Ukraine will not pursue Nato membership
Ukraine will not pursue Nato membership and may also concede the independence of the Donbas regions to Russia
By Dominic Culverwell in Berlin March 8, 2022

Ukrainian President Volodymyr Zelenskiy announced Ukraine would no longer pursue Nato membership in an interview with ABC News on 7 March.

The announcement comes days after Zelenskiy lambasted Nato for failing to come to Ukraine’s aid by closing the skies to Russian aviation.

Wearing his now trademark military t-shirt and fleece, Zelenskiy told ABC News: "I have cooled down regarding this question a long time ago after we understood that Nato is not prepared to accept Ukraine”.

He accused the Alliance of being “afraid of controversial things” and “scared of confrontation with Russia.”

Previously in his angry diatribe against Nato after it refused to close Ukraine’s skies to Russian planes, Zelenskiy said that each Ukraine that dies from that day will be “Nato’s fault.”  

Zelenskiy appears bitterly disappointed with the lack of decisive military aid from the west, despite having received hundreds of millions of dollar worth of handheld missiles and sever sanctions imposed by the west on Russia.  

In the same interview Zelenskiy suggested that he might concede the independence of Donetsk and Luhansk regions, which is another of Russia’s key demands.  

Zelenskiy said he is open to "compromise" on the status of two breakaway pro-Russian territories that President Vladimir Putin recognized as independent just before unleashing the invasion on February 24.

When ABC asked him about this Russian demand, Zelenskiy said he was open to dialogue.

"I'm talking about security guarantees," he said.

He said these two regions "have not been recognized by anyone but Russia, these pseudo republics.
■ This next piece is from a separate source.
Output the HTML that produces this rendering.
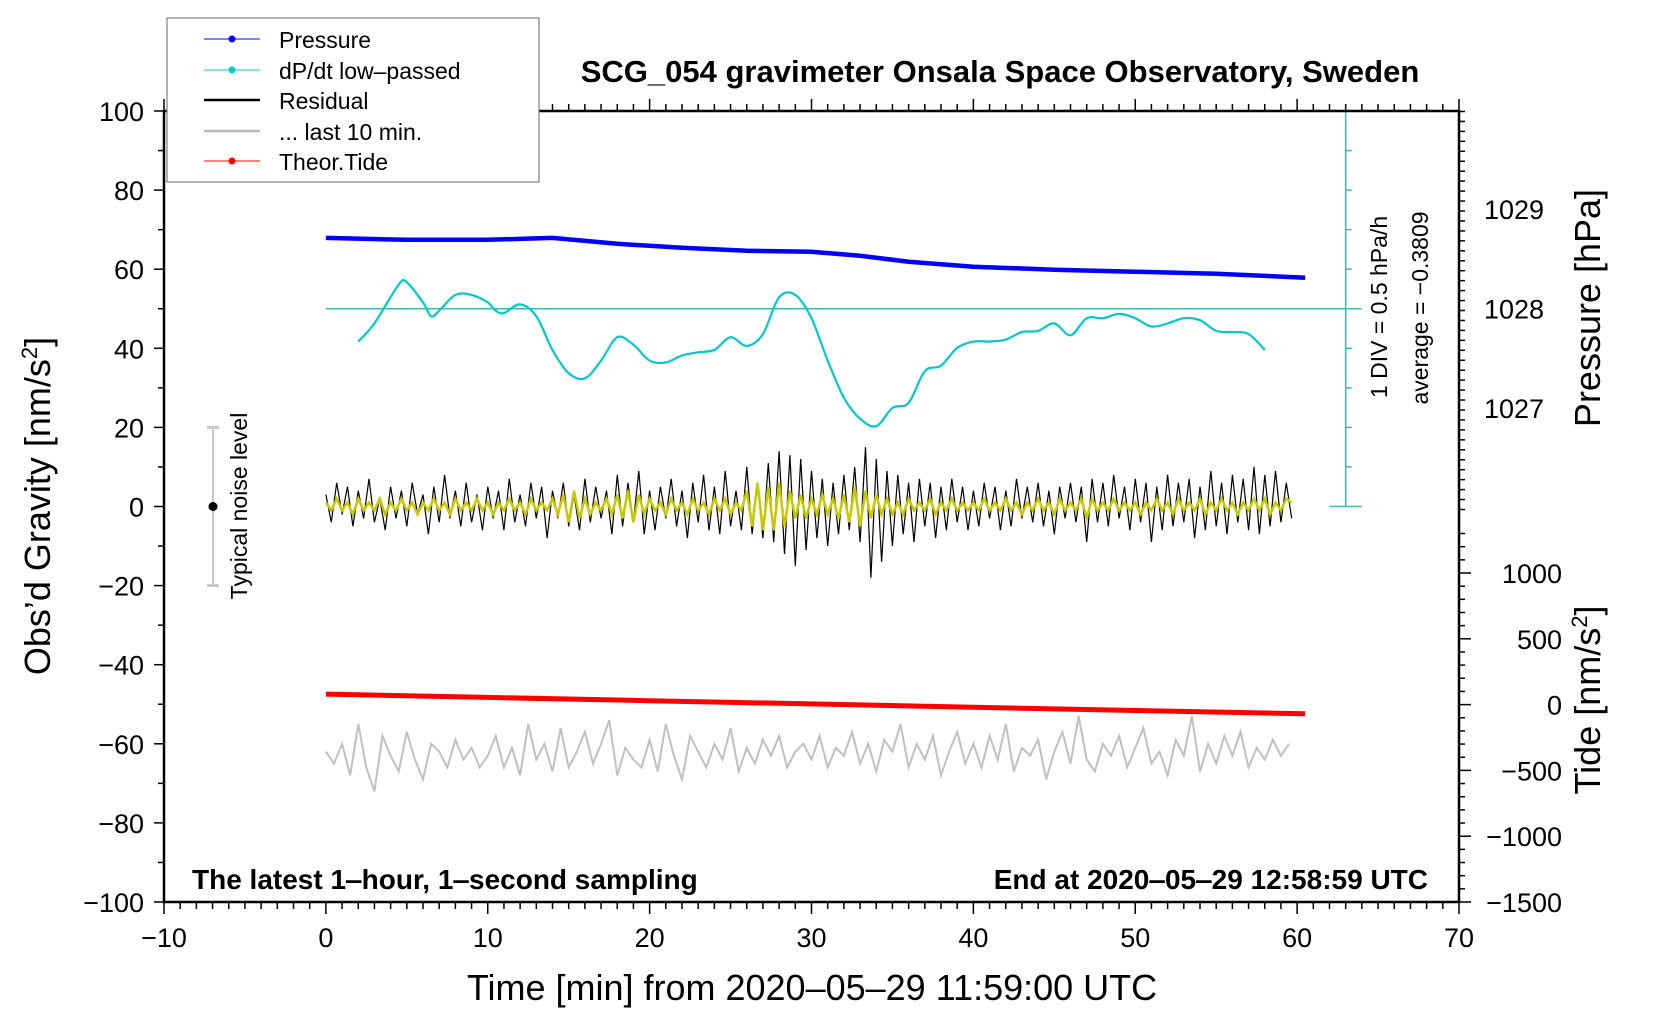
<!DOCTYPE html>
<html><head><meta charset="utf-8">
<style>
html,body{margin:0;padding:0;background:#fff;}
svg{display:block;font-family:"Liberation Sans",Arial,sans-serif;}
</style></head>
<body>
<svg id="chart" width="1660" height="1020" viewBox="0 0 1660 1020" xmlns="http://www.w3.org/2000/svg">
  <rect x="0" y="0" width="1660" height="1020" fill="#fff"/>
  <g id="marks"></g>
  <g id="axes"></g>
  <text x="1000" y="82" font-size="31" font-weight="bold" text-anchor="middle">SCG_054 gravimeter Onsala Space Observatory, Sweden</text>
  <text x="192" y="889" font-size="28" font-weight="bold">The latest 1‒hour, 1‒second sampling</text>
  <text x="1428" y="889" font-size="28" font-weight="bold" text-anchor="end">End at 2020‒05‒29 12:58:59 UTC</text>
  <text x="812" y="1000" font-size="36" text-anchor="middle">Time [min] from 2020‒05‒29 11:59:00 UTC</text>
  <text transform="translate(50,506) rotate(-90)" font-size="36" text-anchor="middle">Obs’d Gravity [nm/s<tspan font-size="22" dy="-13">2</tspan><tspan dy="13">]</tspan></text>
  <text transform="translate(1600,308) rotate(-90)" font-size="36" text-anchor="middle">Pressure [hPa]</text>
  <text transform="translate(1600,700) rotate(-90)" font-size="36" text-anchor="middle">Tide [nm/s<tspan font-size="22" dy="-13">2</tspan><tspan dy="13">]</tspan></text>
  <text transform="translate(1387,307) rotate(-90)" font-size="23" text-anchor="middle">1 DIV = 0.5 hPa/h</text>
  <text transform="translate(1428,308) rotate(-90)" font-size="23" text-anchor="middle">average = −0.3809</text>
  <text transform="translate(247,506) rotate(-90)" font-size="23" text-anchor="middle">Typical noise level</text>
  <g>
    <rect x="167" y="18" width="372" height="164" fill="#fff" stroke="#666" stroke-width="1"/>
    <g><line x1="204" y1="39" x2="260" y2="39" stroke="#0000ff" stroke-width="1"/><circle cx="232" cy="39" r="3.5" fill="#0000ff"/><text x="279" y="48" font-size="23">Pressure</text></g>
    <g><line x1="204" y1="70" x2="260" y2="70" stroke="#00c8c8" stroke-width="1"/><circle cx="232" cy="70" r="3.5" fill="#00c8c8"/><text x="279" y="79" font-size="23">dP/dt low‒passed</text></g>
    <g><line x1="204" y1="100" x2="260" y2="100" stroke="#000" stroke-width="2.5"/><text x="279" y="109" font-size="23">Residual</text></g>
    <g><line x1="204" y1="131" x2="260" y2="131" stroke="#bbb" stroke-width="2.5"/><text x="279" y="140" font-size="23">... last 10 min.</text></g>
    <g><line x1="204" y1="161" x2="260" y2="161" stroke="#ff0000" stroke-width="1"/><circle cx="232" cy="161" r="3.5" fill="#ff0000"/><text x="279" y="170" font-size="23">Theor.Tide</text></g>
  </g>
</svg>
<script>
// ---- data ----
const xTicks = [-10,0,10,20,30,40,50,60,70];
const yTicks = [100,80,60,40,20,0,-20,-40,-60,-80,-100];
const pTicks = [1029,1028,1027];
const tideTicks = [1000,500,0,-500,-1000,-1500];
const pressureTime = [0,5,10,14,18,22,26,30,33,36,40,45,50,55,60.5];
const pressureVals = [1028.71,1028.69,1028.69,1028.71,1028.65,1028.61,1028.58,1028.57,1028.53,1028.47,1028.42,1028.39,1028.37,1028.35,1028.31];
const dpdtTime = [2,3,4.5,5,6,6.5,7,8,9,10,10.5,11,12,13,14,15,16,17,18,19,20,21,22,23,24,25,26,27,28,29,30,31,32,33,34,35,36,37,38,39,40,41,42,43,44,45,46,47,48,49,50,51,52,53,54,55,56,57,58];
const dpdtVals = [41.7,46.3,56.1,56.7,51.6,48.1,49.5,53.5,53.5,51.6,49.5,48.9,51.1,48.1,39.6,33.7,32.4,36.9,42.8,40.9,36.9,36.4,38.2,39.0,39.6,42.8,40.6,43.6,52.9,53.5,47.6,36.9,27.5,22.2,20.3,24.9,26.2,34.2,35.6,40.1,41.7,41.7,42.2,44.1,44.4,46.3,43.3,47.6,47.6,48.7,47.6,45.5,46.3,47.6,47.1,44.4,44.1,43.6,39.6];
const residualVals = [3,-4,6,-2,5,-5,4,-3,7,-4,2,-6,5,-3,4,-5,6,-2,3,-7,5,-4,8,-3,4,-5,6,-4,3,-6,
5,-3,4,-6,7,-4,3,-5,6,-3,5,-8,4,-3,6,-5,3,-6,7,-4,5,-3,4,-7,8,-5,6,-4,9,-7,
4,-6,5,-3,7,-5,4,-8,6,-4,8,-6,5,-7,9,-5,4,-6,10,-7,6,-8,11,-9,14,-12,13,-15,12,-11,
9,-8,7,-10,6,-7,8,-6,10,-9,15,-18,12,-14,9,-10,8,-7,6,-9,7,-5,6,-8,5,-6,7,-4,5,-6,
4,-5,6,-3,5,-6,4,-5,7,-3,5,-4,6,-5,4,-7,5,-3,6,-4,5,-9,7,-4,6,-5,8,-3,5,-6,
7,-4,6,-9,5,-6,8,-5,6,-4,7,-8,5,-6,9,-5,6,-7,8,-4,7,-6,10,-7,8,-5,9,-4,6,-3];
const smoothVals = [1,-1,2,-1,1,-2,2,-1,1,-1,2,-2,1,-1,2,-1,1,-2,1,-1,2,-1,1,-2,2,-1,1,-1,2,-1,
1,-2,1,-1,2,-1,1,-2,2,-1,1,-1,2,-2,3,-4,4,-3,2,-2,1,-1,2,-2,3,-3,4,-4,3,-2,
2,-1,1,-2,2,-1,1,-2,2,-1,1,-2,2,-1,2,-2,1,-1,4,-5,6,-6,5,-6,6,-5,4,-3,3,-3,
2,-2,3,-2,2,-3,3,-4,5,-5,4,-3,3,-2,2,-2,1,-2,2,-1,1,-1,2,-2,1,-1,2,-1,1,-1,
1,-1,2,-1,1,-1,2,-1,1,-2,1,-1,2,-1,1,-2,2,-1,1,-1,2,-3,2,-1,1,-1,2,-1,1,-1,
1,-2,1,-1,2,-1,1,-2,2,-1,1,-1,2,-2,1,-1,2,-1,1,-2,1,-1,2,-1,2,-2,1,-1,2,1];
const last10Vals = [-62,-65,-60,-68,-55,-66,-72,-58,-63,-67,-57,-64,-69,-60,-62,-66,-59,-64,-61,-66,
-63,-58,-66,-61,-68,-55,-64,-60,-67,-56,-66,-62,-57,-65,-60,-54,-68,-61,-64,-66,
-59,-67,-55,-63,-69,-58,-62,-66,-60,-64,-56,-67,-61,-65,-59,-63,-58,-66,-62,-60,
-64,-58,-66,-61,-63,-57,-65,-60,-67,-59,-62,-55,-66,-60,-64,-58,-68,-62,-57,-65,
-60,-66,-58,-64,-55,-67,-61,-63,-59,-69,-62,-57,-65,-53,-64,-67,-60,-63,-58,-66,
-61,-56,-65,-62,-68,-59,-63,-53,-67,-60,-65,-58,-63,-57,-66,-61,-64,-59,-63,-60];
const tideTime = [0,10,20,30,40,50,60.5];
const tideVals = [80,55,30,5,-20,-45,-70];
const dpdtBaseline = 50;

// ---- axes functions ----
const L=164,R=1459,T=111,B=902;
const sx = m => L + (m+10)*(R-L)/80;
const sy = v => T + (100-v)*(B-T)/200;
const sp = p => 209 + (1029-p)*99.5;
const st = t => 704.6 - t*65.8/500;
const NS='http://www.w3.org/2000/svg';
const marks=document.getElementById('marks'), axes=document.getElementById('axes');
function mk(tag,attrs,parent){const e=document.createElementNS(NS,tag);for(const k in attrs)e.setAttribute(k,attrs[k]);parent.appendChild(e);return e;}
function poly(pts){return pts.map((p,i)=>(i?'L':'M')+p[0].toFixed(1)+','+p[1].toFixed(1)).join('');}
function smooth(pts){let d='M'+pts[0][0]+','+pts[0][1];for(let i=0;i<pts.length-1;i++){const p0=pts[Math.max(0,i-1)],p1=pts[i],p2=pts[i+1],p3=pts[Math.min(pts.length-1,i+2)];d+=' C'+(p1[0]+(p2[0]-p0[0])/6).toFixed(1)+','+(p1[1]+(p2[1]-p0[1])/6).toFixed(1)+' '+(p2[0]-(p3[0]-p1[0])/6).toFixed(1)+','+(p2[1]-(p3[1]-p1[1])/6).toFixed(1)+' '+p2[0].toFixed(1)+','+p2[1].toFixed(1);}return d;}

// cyan scale bar
const bar=mk('g',{},marks);


const bx=sx(63);
mk('line',{x1:bx,y1:sy(100),x2:bx,y2:sy(0),stroke:'#40b8b0','stroke-width':1.5},bar);
for(let v=0;v<=100;v+=10){const w=(v%50===0)?16:6;mk('line',{x1:bx-(v%50===0?16:0),y1:sy(v),x2:bx+w,y2:sy(v),stroke:'#40b8b0','stroke-width':1.5},bar);}
const base=mk('line',{x1:sx(0),y1:sy(dpdtBaseline),x2:bx,y2:sy(dpdtBaseline),stroke:'#40b8b0','stroke-width':1.5},marks);



// gray last 10 min
const g=mk('path',{d:poly(last10Vals.map((v,i)=>[sx(i*60/last10Vals.length),sy(v)])),fill:'none',stroke:'#c0c0c0','stroke-width':2},marks);


// tide
const td=mk('path',{d:poly(tideTime.map((t,i)=>[sx(t),st(tideVals[i])])),fill:'none',stroke:'#ff0000','stroke-width':5},marks);


// residual
const rs=mk('path',{d:poly(residualVals.map((v,i)=>[sx(i*60/residualVals.length),sy(v)])),fill:'none',stroke:'#000','stroke-width':1.2},marks);


const ys=mk('path',{d:poly(smoothVals.map((v,i)=>[sx(i*60/smoothVals.length),sy(v)])),fill:'none',stroke:'#c8c800','stroke-width':2.5},marks);


// dpdt
const dp=mk('path',{d:smooth(dpdtTime.map((t,i)=>[sx(t),sy(dpdtVals[i])])),fill:'none',stroke:'#00c8c8','stroke-width':2.2},marks);


// pressure
const pr=mk('path',{d:poly(pressureTime.map((t,i)=>[sx(t),sp(pressureVals[i])])),fill:'none',stroke:'#0000ff','stroke-width':4.5},marks);


// noise bar
const nb=mk('g',{},marks);


const nx=213;
mk('line',{x1:nx,y1:sy(20),x2:nx,y2:sy(-20),stroke:'#c8c8c8','stroke-width':2},nb);
mk('line',{x1:nx-6,y1:sy(20),x2:nx+6,y2:sy(20),stroke:'#c8c8c8','stroke-width':3},nb);
mk('line',{x1:nx-6,y1:sy(-20),x2:nx+6,y2:sy(-20),stroke:'#c8c8c8','stroke-width':3},nb);
mk('circle',{cx:nx,cy:sy(0),r:4.5,fill:'#000'},nb);

// frame
const fr=mk('rect',{x:L,y:T,width:R-L,height:B-T,fill:'none',stroke:'#000','stroke-width':2.5},axes);


// x ticks
for(let m=-10;m<=70;m++){const maj=m%10===0;const len=maj?12:7;
 mk('line',{x1:sx(m),y1:B,x2:sx(m),y2:B+len,stroke:'#000','stroke-width':1.5},axes);
 mk('line',{x1:sx(m),y1:T,x2:sx(m),y2:T-len,stroke:'#000','stroke-width':1.5},axes);}
xTicks.forEach(m=>{const t=mk('text',{x:sx(m),y:947,'font-size':27,'text-anchor':'middle'},axes);t.textContent=String(m).replace('-','−');
 
 });
// left ticks
for(let v=-100;v<=100;v+=10){const len=v%20===0?10:6;mk('line',{x1:L,y1:sy(v),x2:L-len,y2:sy(v),stroke:'#000','stroke-width':1.5},axes);}
yTicks.forEach(v=>{const t=mk('text',{x:144,y:sy(v)+10,'font-size':27,'text-anchor':'end'},axes);t.textContent=String(v).replace('-','−');
 
 });
// pressure ticks
for(let k=0;k<=40;k++){const p=1029.98-k*0.1;const y=sp(p);if(y<T||y>522)continue;const maj=Math.abs(p-Math.round(p))<0.01;mk('line',{x1:R,y1:y,x2:R+(maj?12:6),y2:y,stroke:'#000','stroke-width':1.5},axes);}
pTicks.forEach(p=>{const t=mk('text',{x:1484,y:sp(p)+10,'font-size':27},axes);t.textContent=p;
 
 });
// tide ticks
for(let v=-1500;v<=1300;v+=100){const maj=v%500===0;mk('line',{x1:R,y1:st(v),x2:R+(maj?12:6),y2:st(v),stroke:'#000','stroke-width':1.5},axes);}
tideTicks.forEach(v=>{const t=mk('text',{x:1562,y:st(v)+10,'font-size':27,'text-anchor':'end'},axes);t.textContent=String(v).replace('-','−');
 
 });
</script>
</body></html>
But we can discuss and find the compromise on how these territories will live on.”

"What is important to me is how the people in those territories are going to live who want to be part of Ukraine,

The decision will significantly weigh in Russia’s favour, as Russian President Vladimir Putin has strongly demanded Nato, which it views as a significant threat, not to offer Ukraine membership.

Although Zelenskiy previously stated a desire to join the Alliance, this has changed in the last few days due to Nato’s recent lack of action in both aiding Ukraine militarily and offering membership.

Speaking to ABC, he said does not want to be president of a "country which is begging [for] something on its knees.”

In a scathing message directed at Nato on March 4, the Ukrainian President said: “All the people who will die starting from this day will also die because of you. Because of your weakness, because of your disunity," going on to say that the only thing that Nato has sent Ukraine is 50 tonnes of diesel fuel.

The Kremlin has remained steadfast in its call for the end of Nato expansion, including it in an eight-point list of demands which was given to the US in December 2021.

Russia reiterated this point at the peace talks with Ukraine on March 7, as well as demanding Ukraine recognise Crimea as Russian territory and the Donetsk and Luhansk regions as independent.

Zelenskiy told ABC News that he is “open to dialogue” with Russia.

He mentioned that it's down to “President Putin to start talking, start the dialogue instead of living in the informational bubble without oxygen”.

Although the third round of peace talks held on the border with Belarus broke up after three hours with no breakthrough, some progress was made.